Una ciudad más ‘cool’, para lo bueno y para lo malo
Para Ricardo Cavolo, su pintura en el cierre de Spanish Pizza es, de este modo, una mezcla entre arte y trabajo, lo que no impide que para las propietarias de este pequeño y popular negocio de barrio sea un gran regalo. “Es impresionante”, reconocen frente a la pintura. El hecho de que alguien con su renombre haya pintado en su fachada le ha dado al local “mucha visibilidad”, además de “revalorizar mucho el sitio”. “Es algo que no esperas, que te pinte un mural un artista así”.
Todos los locales seleccionados eran, de igual modo, negocios pequeños, donde algo tan sencillo como un cierre pintado puede llamar la atención y atraer a la clientela. “Aunque no conozcas mucho la obra, al final son dibujos muy impactantes, te llaman, te obligan a quedarte mirando cada detalle”, describe la dueña de Spanish Pizza. Lo mismo le ocurre a la pizzería Il Artigiano, un pequeño restaurante que ya ve cómo “la gente se detiene frente a la puerta y contempla la pintura”.
El valor del arte urbano se ha convertido en parte del valor de Madrid como ciudad.

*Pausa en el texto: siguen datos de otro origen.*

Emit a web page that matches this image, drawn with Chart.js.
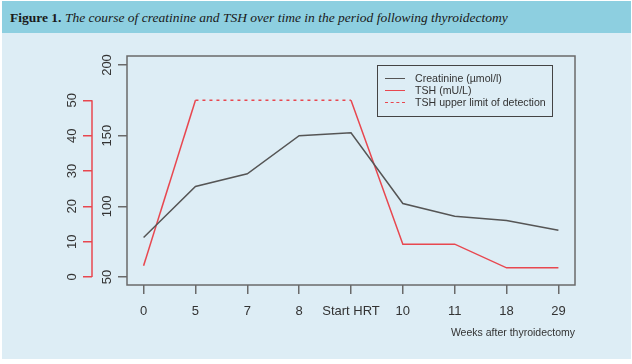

En 2018, Lavapiés era declarado “el barrio más cool del mundo". “Embajadores es una prueba viva de cómo esta ciudad se transforma”, señalaban en la revista Time Out, donde elogiaban las paredes pintadas del barrio. Precisamente en la calle Embajadores, solo un año después, aparecía sobre un grafiti realizado por el pintor, escultor y diseñador español Okuda San Miguel una frase también escrita con spray: ”Tu street art me sube el alquiler".
Y es que el arte urbano, al convertirse en un atractivo turístico, es también uno de los motivos por los que se organizan diferentes tours o se ofrecen apartamentos turísticos, lo que provoca un aumento de los precios en los negocios y servicios del barrio. Asis lo ve también en Barcelona, ciudad en la que vive: “El hecho de intervenir con mural también genera que se gentrifique, por el hecho de que viene más público”. Para él, esto es algo que “siempre ha pasado”, y que tiene que ver con el arte en sí y lo que ocurre cuando este se mercantiliza. “Al final el arte urbano es bonito y tienes que rentabilizarlo de alguna manera”.

“Un mural es valor añadido para cualquier ciudad y cualquier barrio”, reivindica Geco, que hace referencia al festival Asalto de Zaragoza como ejemplo de cómo el arte urbano ha generado una cultura sobre la que es necesario saber más y a la que es necesario dar a conocer y dar un valor a su obra. “Hay gente muy humilde con un conocimiento de arte que incluso te sorprende”. En el otro extremo de la balanza, quedarían acciones como la del artista Lutz Henke, quien en 2014 decidió ocultar con pintura negra un mural gigante que había hecho en un barrio de Berlín como símbolo de resistencia, el cual se había convertido, no obstante, en un objeto de marketing.